Task requirements
Set each record down exactly, excluding all images.

Stored records
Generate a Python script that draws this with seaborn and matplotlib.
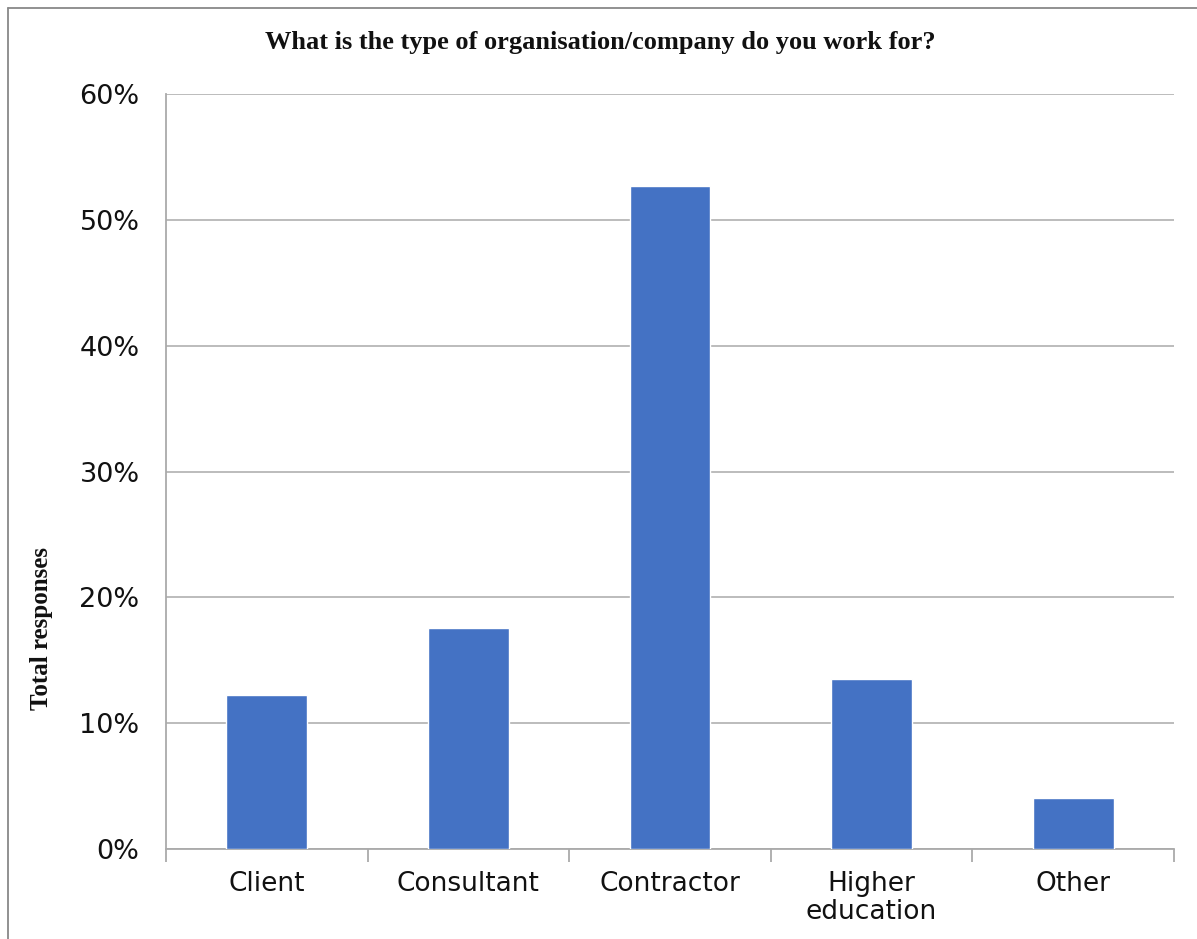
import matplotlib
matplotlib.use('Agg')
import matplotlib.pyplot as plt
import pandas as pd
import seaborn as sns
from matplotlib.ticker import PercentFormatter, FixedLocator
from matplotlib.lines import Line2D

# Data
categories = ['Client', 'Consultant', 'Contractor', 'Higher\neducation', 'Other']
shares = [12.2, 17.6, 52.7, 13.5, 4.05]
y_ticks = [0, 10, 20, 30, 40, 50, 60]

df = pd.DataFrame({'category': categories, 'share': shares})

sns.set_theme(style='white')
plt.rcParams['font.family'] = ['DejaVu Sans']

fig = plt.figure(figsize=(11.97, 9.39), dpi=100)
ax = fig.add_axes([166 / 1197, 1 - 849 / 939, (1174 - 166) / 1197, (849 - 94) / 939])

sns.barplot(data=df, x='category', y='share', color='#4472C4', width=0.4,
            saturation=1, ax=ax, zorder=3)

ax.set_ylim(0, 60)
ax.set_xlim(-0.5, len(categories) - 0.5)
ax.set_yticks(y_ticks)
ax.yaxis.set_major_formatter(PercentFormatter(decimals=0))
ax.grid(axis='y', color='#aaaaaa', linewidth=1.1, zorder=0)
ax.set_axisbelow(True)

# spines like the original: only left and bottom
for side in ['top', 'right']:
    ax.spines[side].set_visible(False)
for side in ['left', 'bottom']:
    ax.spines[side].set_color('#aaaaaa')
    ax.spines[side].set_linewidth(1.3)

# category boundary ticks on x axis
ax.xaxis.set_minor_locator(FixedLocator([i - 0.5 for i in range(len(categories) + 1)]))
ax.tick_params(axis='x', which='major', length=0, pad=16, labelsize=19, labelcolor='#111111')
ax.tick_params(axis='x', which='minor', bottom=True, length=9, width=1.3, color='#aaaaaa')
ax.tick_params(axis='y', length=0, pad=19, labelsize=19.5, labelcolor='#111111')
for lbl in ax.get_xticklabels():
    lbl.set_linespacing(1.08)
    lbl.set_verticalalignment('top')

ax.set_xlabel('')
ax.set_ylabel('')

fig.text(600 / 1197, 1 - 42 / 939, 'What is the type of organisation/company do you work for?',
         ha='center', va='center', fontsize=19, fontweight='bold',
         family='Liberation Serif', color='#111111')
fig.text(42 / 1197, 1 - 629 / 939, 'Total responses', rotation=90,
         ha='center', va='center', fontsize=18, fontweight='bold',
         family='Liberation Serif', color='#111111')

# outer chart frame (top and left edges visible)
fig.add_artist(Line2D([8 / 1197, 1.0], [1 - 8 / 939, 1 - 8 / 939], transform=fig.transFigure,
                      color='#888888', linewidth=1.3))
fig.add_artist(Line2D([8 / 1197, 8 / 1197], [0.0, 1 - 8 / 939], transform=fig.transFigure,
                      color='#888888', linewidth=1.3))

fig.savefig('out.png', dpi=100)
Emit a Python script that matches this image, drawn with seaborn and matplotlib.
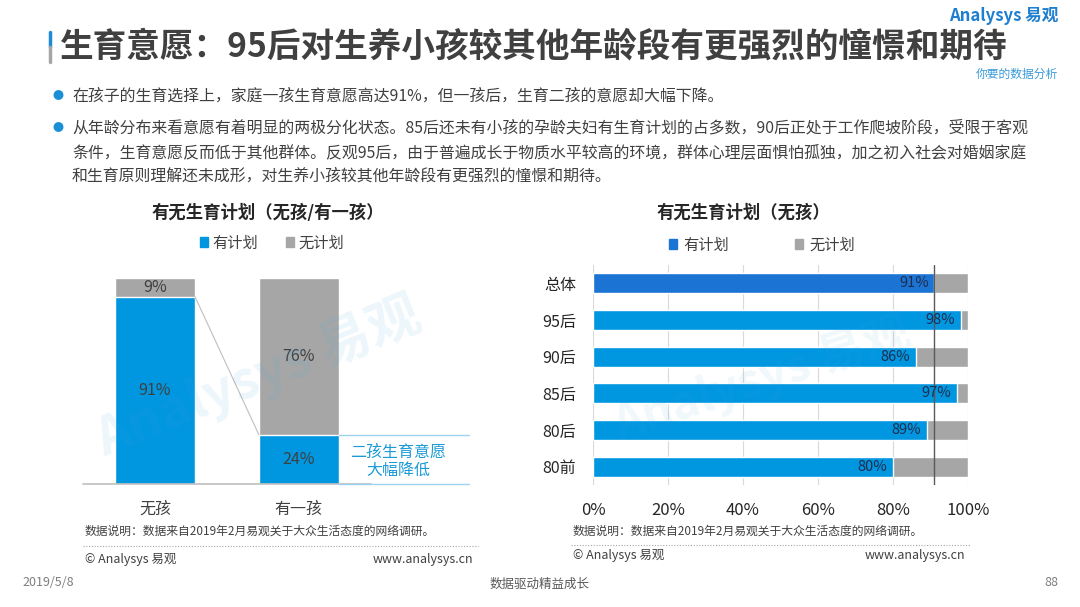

Output of the task
Generate a Python script that draws this with seaborn and matplotlib.
import matplotlib
matplotlib.use('Agg')
import matplotlib.pyplot as plt
import pandas as pd
import seaborn as sns
from matplotlib.ticker import PercentFormatter, FixedLocator
from matplotlib.lines import Line2D

# Data
categories = ['Client', 'Consultant', 'Contractor', 'Higher\neducation', 'Other']
shares = [12.2, 17.6, 52.7, 13.5, 4.05]
y_ticks = [0, 10, 20, 30, 40, 50, 60]

df = pd.DataFrame({'category': categories, 'share': shares})

sns.set_theme(style='white')
plt.rcParams['font.family'] = ['DejaVu Sans']

fig = plt.figure(figsize=(11.97, 9.39), dpi=100)
ax = fig.add_axes([166 / 1197, 1 - 849 / 939, (1174 - 166) / 1197, (849 - 94) / 939])

sns.barplot(data=df, x='category', y='share', color='#4472C4', width=0.4,
            saturation=1, ax=ax, zorder=3)

ax.set_ylim(0, 60)
ax.set_xlim(-0.5, len(categories) - 0.5)
ax.set_yticks(y_ticks)
ax.yaxis.set_major_formatter(PercentFormatter(decimals=0))
ax.grid(axis='y', color='#aaaaaa', linewidth=1.1, zorder=0)
ax.set_axisbelow(True)

# spines like the original: only left and bottom
for side in ['top', 'right']:
    ax.spines[side].set_visible(False)
for side in ['left', 'bottom']:
    ax.spines[side].set_color('#aaaaaa')
    ax.spines[side].set_linewidth(1.3)

# category boundary ticks on x axis
ax.xaxis.set_minor_locator(FixedLocator([i - 0.5 for i in range(len(categories) + 1)]))
ax.tick_params(axis='x', which='major', length=0, pad=16, labelsize=19, labelcolor='#111111')
ax.tick_params(axis='x', which='minor', bottom=True, length=9, width=1.3, color='#aaaaaa')
ax.tick_params(axis='y', length=0, pad=19, labelsize=19.5, labelcolor='#111111')
for lbl in ax.get_xticklabels():
    lbl.set_linespacing(1.08)
    lbl.set_verticalalignment('top')

ax.set_xlabel('')
ax.set_ylabel('')

fig.text(600 / 1197, 1 - 42 / 939, 'What is the type of organisation/company do you work for?',
         ha='center', va='center', fontsize=19, fontweight='bold',
         family='Liberation Serif', color='#111111')
fig.text(42 / 1197, 1 - 629 / 939, 'Total responses', rotation=90,
         ha='center', va='center', fontsize=18, fontweight='bold',
         family='Liberation Serif', color='#111111')

# outer chart frame (top and left edges visible)
fig.add_artist(Line2D([8 / 1197, 1.0], [1 - 8 / 939, 1 - 8 / 939], transform=fig.transFigure,
                      color='#888888', linewidth=1.3))
fig.add_artist(Line2D([8 / 1197, 8 / 1197], [0.0, 1 - 8 / 939], transform=fig.transFigure,
                      color='#888888', linewidth=1.3))

fig.savefig('out.png', dpi=100)
Emit a Python script that matches this image, drawn with seaborn and matplotlib.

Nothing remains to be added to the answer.